Fionn Fitzgerald - 6
Sacrificed to allow Shane Enright in to track Paddy McBrearty but Fitzgerald had handled Darach O'Connor with ease in opening 27 minutes and made good decisions.
Paul Murphy - 8
Has emerged as one of Kerry's summer heroes and embellished this with a really competent display that included an inspiring second-half point to draw Kerry level.
Peter Crowley - 8
His block on David Walsh in the last quarter, where he came from five metres off the execute it, had some uplighting effect. Snaffled up breaks all day. One of Kerry's big successes.
Killian Young - 7
Didn't have the best of form coming into this game but carried impressively all day and really grew into the game as part of a dominant Kerry half-back line. Fouled for late free.
Anthony Maher - 7
Aggression he has brought to his game really counted. Didn't back away from any confrontation. When Neil Gallagher was dominating, it was Maher who provided most resistance.
David Moran - 7
Never reached the heights of either Mayo game. Struggled early on, allowing one poor Durcan kick-out to slip through his hands. But he gathered himself well after that.
Stephen O'Brien - 5
Made some penetrating runs and put the early ball in for Geaney's goal. But didn't protect possession well. Some of his best work was defensive and he clocked up fouls quickly.
Johnny Buckley - 7
Has had quite a season and provided great presence throughout to supplement Maher and Moran at midfield. There was hardly a more important score than his long-range point,
Donnchadh Walsh - 6
The usual plaudits for Walsh: how hard he worked, how selfless he was and how he put his body on the line. He spread himself thin and was ready to foul when needed.
Paul Geaney - 7
Scored one of the quickest ever final goals and should have had another when he blazed over. An unlikely aerial target early on, he always threatened but still shot four wides.
Kieran Donaghy - 8
Kerry's season turned with his introduction against Mayo and his soaring confidence manifested here. Vital interception for a vital goal. Always a threat to Donegal's last line.
James O'Donoghue - 6
The 'footballer of the year' in waiting had to go deep to get space away from Neil McGee and was never a threat like he had been in matches all summer. Still worked very hard.

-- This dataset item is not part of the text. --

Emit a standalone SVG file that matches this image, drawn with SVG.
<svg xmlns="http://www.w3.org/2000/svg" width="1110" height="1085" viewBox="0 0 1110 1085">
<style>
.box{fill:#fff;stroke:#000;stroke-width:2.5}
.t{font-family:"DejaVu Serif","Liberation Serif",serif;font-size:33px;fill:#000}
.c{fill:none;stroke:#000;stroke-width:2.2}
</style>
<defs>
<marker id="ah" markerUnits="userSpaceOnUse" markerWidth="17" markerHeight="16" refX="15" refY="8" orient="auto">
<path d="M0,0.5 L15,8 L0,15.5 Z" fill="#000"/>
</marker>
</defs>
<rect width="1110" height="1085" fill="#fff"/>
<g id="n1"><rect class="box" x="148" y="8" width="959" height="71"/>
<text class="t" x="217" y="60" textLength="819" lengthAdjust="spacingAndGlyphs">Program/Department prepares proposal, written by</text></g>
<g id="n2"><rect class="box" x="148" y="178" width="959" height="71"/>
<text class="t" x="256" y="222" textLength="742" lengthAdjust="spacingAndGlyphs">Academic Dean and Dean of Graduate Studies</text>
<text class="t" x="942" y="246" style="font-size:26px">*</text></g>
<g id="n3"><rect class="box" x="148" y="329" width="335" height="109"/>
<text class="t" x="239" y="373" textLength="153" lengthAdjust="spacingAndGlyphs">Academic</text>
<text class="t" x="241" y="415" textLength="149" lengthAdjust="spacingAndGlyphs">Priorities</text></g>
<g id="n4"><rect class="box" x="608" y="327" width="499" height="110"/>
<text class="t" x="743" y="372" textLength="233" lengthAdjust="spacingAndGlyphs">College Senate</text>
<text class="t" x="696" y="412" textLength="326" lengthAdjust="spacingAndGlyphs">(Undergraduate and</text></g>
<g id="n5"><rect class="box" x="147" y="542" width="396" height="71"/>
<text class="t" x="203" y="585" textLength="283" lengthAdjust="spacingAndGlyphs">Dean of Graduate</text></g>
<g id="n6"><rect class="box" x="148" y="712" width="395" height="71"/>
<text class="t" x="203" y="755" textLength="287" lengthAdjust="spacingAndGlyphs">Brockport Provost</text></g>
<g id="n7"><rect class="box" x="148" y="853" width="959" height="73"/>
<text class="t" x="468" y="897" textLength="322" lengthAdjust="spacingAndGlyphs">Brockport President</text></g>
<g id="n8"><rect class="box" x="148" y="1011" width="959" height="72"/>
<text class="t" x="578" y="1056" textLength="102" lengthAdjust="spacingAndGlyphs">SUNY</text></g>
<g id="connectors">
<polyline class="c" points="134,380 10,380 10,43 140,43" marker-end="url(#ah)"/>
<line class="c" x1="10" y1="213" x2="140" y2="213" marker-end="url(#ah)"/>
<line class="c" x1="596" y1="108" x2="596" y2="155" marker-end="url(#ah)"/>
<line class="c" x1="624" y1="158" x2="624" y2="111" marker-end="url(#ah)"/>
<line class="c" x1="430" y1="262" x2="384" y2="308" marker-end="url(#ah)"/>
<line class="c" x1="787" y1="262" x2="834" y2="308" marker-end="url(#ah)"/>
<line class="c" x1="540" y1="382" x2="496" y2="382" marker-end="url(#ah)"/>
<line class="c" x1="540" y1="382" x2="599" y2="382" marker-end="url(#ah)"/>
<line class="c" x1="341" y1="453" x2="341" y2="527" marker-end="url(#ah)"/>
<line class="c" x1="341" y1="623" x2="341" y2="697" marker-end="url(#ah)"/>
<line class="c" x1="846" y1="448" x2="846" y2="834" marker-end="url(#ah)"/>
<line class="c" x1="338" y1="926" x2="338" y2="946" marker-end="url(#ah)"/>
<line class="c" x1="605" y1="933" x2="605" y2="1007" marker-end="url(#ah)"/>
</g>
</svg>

Michael Geaney (6) exploited some gaps, Shane Enright (6) got tighter to McBrearty, Barry John Keane (6) converted two frees, Declan O'Sullivan (6) took up deep positions but was peripheral, Bryan Sheehan nailed a 47-metre free late on, while Kieran O'Leary was an even later addition.
Eamonn Fitzmaurice - 10
Jack O'Connor once said he wouldn't get away with playing football 'like that down here'. But Fitzmaurice has and Kerry have one of their best final triumphs in the circumstances. Holding their shape was the key, targeting Paul Geaney aerially and sacrificing James O'Donoghue to a deeper role also worked.